* _TO DO_: Transcribe each line of the material as it is, and drop any picture.

* _RECORDED INFORMATION_:
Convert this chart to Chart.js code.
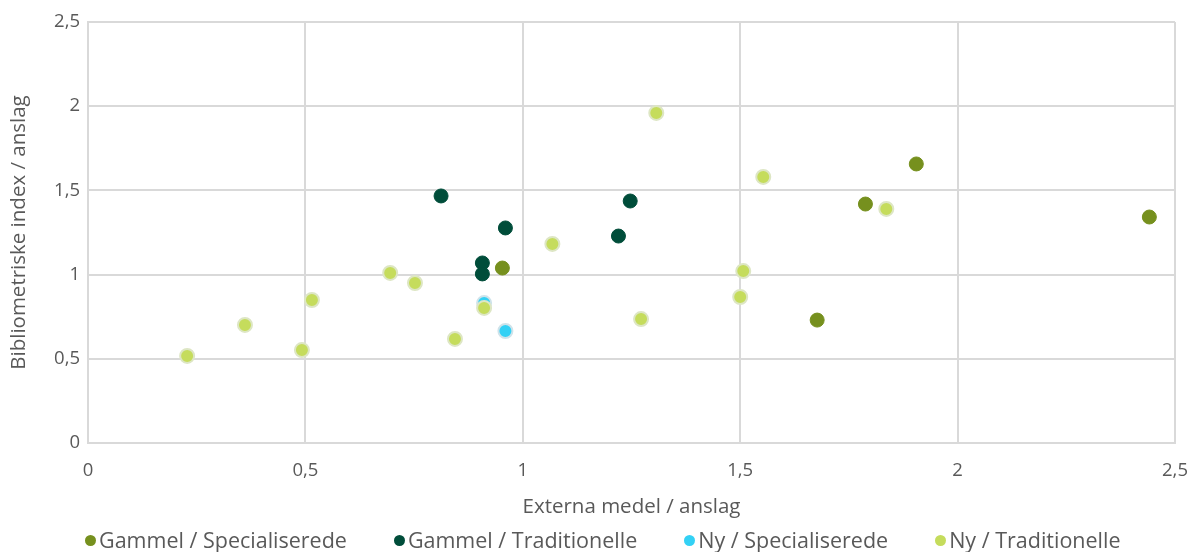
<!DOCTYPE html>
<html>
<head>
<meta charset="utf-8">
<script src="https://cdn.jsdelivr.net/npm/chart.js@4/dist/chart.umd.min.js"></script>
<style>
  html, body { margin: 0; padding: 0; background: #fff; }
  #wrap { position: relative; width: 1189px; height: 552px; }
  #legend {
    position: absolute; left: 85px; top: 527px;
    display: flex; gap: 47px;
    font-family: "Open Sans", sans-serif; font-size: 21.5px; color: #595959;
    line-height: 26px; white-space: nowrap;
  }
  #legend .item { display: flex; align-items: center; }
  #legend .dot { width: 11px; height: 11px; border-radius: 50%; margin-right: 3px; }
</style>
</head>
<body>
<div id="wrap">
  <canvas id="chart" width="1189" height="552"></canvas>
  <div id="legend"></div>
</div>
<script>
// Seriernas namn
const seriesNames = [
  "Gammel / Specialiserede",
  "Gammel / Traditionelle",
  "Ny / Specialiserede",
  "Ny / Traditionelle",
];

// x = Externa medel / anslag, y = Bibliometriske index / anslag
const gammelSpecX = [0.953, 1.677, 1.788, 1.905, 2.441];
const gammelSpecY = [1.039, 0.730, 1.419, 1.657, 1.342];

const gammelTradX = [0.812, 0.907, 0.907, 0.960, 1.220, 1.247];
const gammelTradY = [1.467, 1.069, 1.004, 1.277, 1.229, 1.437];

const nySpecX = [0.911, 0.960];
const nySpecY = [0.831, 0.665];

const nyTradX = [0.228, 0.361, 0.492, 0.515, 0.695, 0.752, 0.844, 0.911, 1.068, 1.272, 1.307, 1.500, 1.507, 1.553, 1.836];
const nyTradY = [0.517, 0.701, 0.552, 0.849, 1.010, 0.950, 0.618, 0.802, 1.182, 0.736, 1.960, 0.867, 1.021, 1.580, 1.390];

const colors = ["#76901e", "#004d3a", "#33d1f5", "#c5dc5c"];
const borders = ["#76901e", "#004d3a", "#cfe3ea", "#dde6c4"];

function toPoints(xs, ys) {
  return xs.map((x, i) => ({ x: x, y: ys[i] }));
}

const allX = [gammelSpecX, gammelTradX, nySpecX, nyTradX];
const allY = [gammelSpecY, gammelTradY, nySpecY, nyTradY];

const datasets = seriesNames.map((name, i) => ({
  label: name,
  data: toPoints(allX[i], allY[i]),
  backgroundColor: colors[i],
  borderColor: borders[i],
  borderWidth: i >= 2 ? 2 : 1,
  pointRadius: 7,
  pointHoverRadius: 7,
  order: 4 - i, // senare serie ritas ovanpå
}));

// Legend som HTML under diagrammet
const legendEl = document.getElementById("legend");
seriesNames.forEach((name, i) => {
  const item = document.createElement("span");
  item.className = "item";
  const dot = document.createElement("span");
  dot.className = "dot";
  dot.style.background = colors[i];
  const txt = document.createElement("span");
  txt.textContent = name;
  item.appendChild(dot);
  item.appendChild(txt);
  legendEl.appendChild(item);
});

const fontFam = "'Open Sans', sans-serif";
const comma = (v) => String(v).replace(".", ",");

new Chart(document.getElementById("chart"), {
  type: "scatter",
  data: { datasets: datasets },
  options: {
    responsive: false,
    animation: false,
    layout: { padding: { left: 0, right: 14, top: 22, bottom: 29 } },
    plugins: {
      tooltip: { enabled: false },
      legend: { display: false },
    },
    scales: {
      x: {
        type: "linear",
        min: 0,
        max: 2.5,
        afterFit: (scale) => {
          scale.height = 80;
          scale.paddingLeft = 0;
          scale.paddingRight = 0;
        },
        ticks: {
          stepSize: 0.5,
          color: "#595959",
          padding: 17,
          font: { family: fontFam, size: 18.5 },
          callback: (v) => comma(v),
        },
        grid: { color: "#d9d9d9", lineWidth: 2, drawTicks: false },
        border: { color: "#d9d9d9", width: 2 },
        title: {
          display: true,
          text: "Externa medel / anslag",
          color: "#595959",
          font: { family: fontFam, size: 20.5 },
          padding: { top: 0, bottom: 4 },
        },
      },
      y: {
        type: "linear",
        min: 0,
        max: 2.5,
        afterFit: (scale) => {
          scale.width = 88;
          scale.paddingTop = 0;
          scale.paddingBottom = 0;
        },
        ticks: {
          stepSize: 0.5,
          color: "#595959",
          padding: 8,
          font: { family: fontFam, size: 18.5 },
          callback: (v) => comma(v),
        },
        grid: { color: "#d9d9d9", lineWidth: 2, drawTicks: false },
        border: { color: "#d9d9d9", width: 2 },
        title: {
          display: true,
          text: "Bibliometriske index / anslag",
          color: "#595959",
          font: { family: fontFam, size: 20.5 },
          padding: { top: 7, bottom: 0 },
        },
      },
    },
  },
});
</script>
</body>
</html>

* _RESPONSE_:
Convert this chart to Chart.js code.
<!DOCTYPE html>
<html>
<head>
<meta charset="utf-8">
<script src="https://cdn.jsdelivr.net/npm/chart.js@4/dist/chart.umd.min.js"></script>
<style>
  html, body { margin: 0; padding: 0; background: #fff; }
  #wrap { position: relative; width: 1189px; height: 552px; }
  #legend {
    position: absolute; left: 85px; top: 527px;
    display: flex; gap: 47px;
    font-family: "Open Sans", sans-serif; font-size: 21.5px; color: #595959;
    line-height: 26px; white-space: nowrap;
  }
  #legend .item { display: flex; align-items: center; }
  #legend .dot { width: 11px; height: 11px; border-radius: 50%; margin-right: 3px; }
</style>
</head>
<body>
<div id="wrap">
  <canvas id="chart" width="1189" height="552"></canvas>
  <div id="legend"></div>
</div>
<script>
// Seriernas namn
const seriesNames = [
  "Gammel / Specialiserede",
  "Gammel / Traditionelle",
  "Ny / Specialiserede",
  "Ny / Traditionelle",
];

// x = Externa medel / anslag, y = Bibliometriske index / anslag
const gammelSpecX = [0.953, 1.677, 1.788, 1.905, 2.441];
const gammelSpecY = [1.039, 0.730, 1.419, 1.657, 1.342];

const gammelTradX = [0.812, 0.907, 0.907, 0.960, 1.220, 1.247];
const gammelTradY = [1.467, 1.069, 1.004, 1.277, 1.229, 1.437];

const nySpecX = [0.911, 0.960];
const nySpecY = [0.831, 0.665];

const nyTradX = [0.228, 0.361, 0.492, 0.515, 0.695, 0.752, 0.844, 0.911, 1.068, 1.272, 1.307, 1.500, 1.507, 1.553, 1.836];
const nyTradY = [0.517, 0.701, 0.552, 0.849, 1.010, 0.950, 0.618, 0.802, 1.182, 0.736, 1.960, 0.867, 1.021, 1.580, 1.390];

const colors = ["#76901e", "#004d3a", "#33d1f5", "#c5dc5c"];
const borders = ["#76901e", "#004d3a", "#cfe3ea", "#dde6c4"];

function toPoints(xs, ys) {
  return xs.map((x, i) => ({ x: x, y: ys[i] }));
}

const allX = [gammelSpecX, gammelTradX, nySpecX, nyTradX];
const allY = [gammelSpecY, gammelTradY, nySpecY, nyTradY];

const datasets = seriesNames.map((name, i) => ({
  label: name,
  data: toPoints(allX[i], allY[i]),
  backgroundColor: colors[i],
  borderColor: borders[i],
  borderWidth: i >= 2 ? 2 : 1,
  pointRadius: 7,
  pointHoverRadius: 7,
  order: 4 - i, // senare serie ritas ovanpå
}));

// Legend som HTML under diagrammet
const legendEl = document.getElementById("legend");
seriesNames.forEach((name, i) => {
  const item = document.createElement("span");
  item.className = "item";
  const dot = document.createElement("span");
  dot.className = "dot";
  dot.style.background = colors[i];
  const txt = document.createElement("span");
  txt.textContent = name;
  item.appendChild(dot);
  item.appendChild(txt);
  legendEl.appendChild(item);
});

const fontFam = "'Open Sans', sans-serif";
const comma = (v) => String(v).replace(".", ",");

new Chart(document.getElementById("chart"), {
  type: "scatter",
  data: { datasets: datasets },
  options: {
    responsive: false,
    animation: false,
    layout: { padding: { left: 0, right: 14, top: 22, bottom: 29 } },
    plugins: {
      tooltip: { enabled: false },
      legend: { display: false },
    },
    scales: {
      x: {
        type: "linear",
        min: 0,
        max: 2.5,
        afterFit: (scale) => {
          scale.height = 80;
          scale.paddingLeft = 0;
          scale.paddingRight = 0;
        },
        ticks: {
          stepSize: 0.5,
          color: "#595959",
          padding: 17,
          font: { family: fontFam, size: 18.5 },
          callback: (v) => comma(v),
        },
        grid: { color: "#d9d9d9", lineWidth: 2, drawTicks: false },
        border: { color: "#d9d9d9", width: 2 },
        title: {
          display: true,
          text: "Externa medel / anslag",
          color: "#595959",
          font: { family: fontFam, size: 20.5 },
          padding: { top: 0, bottom: 4 },
        },
      },
      y: {
        type: "linear",
        min: 0,
        max: 2.5,
        afterFit: (scale) => {
          scale.width = 88;
          scale.paddingTop = 0;
          scale.paddingBottom = 0;
        },
        ticks: {
          stepSize: 0.5,
          color: "#595959",
          padding: 8,
          font: { family: fontFam, size: 18.5 },
          callback: (v) => comma(v),
        },
        grid: { color: "#d9d9d9", lineWidth: 2, drawTicks: false },
        border: { color: "#d9d9d9", width: 2 },
        title: {
          display: true,
          text: "Bibliometriske index / anslag",
          color: "#595959",
          font: { family: fontFam, size: 20.5 },
          padding: { top: 7, bottom: 0 },
        },
      },
    },
  },
});
</script>
</body>
</html>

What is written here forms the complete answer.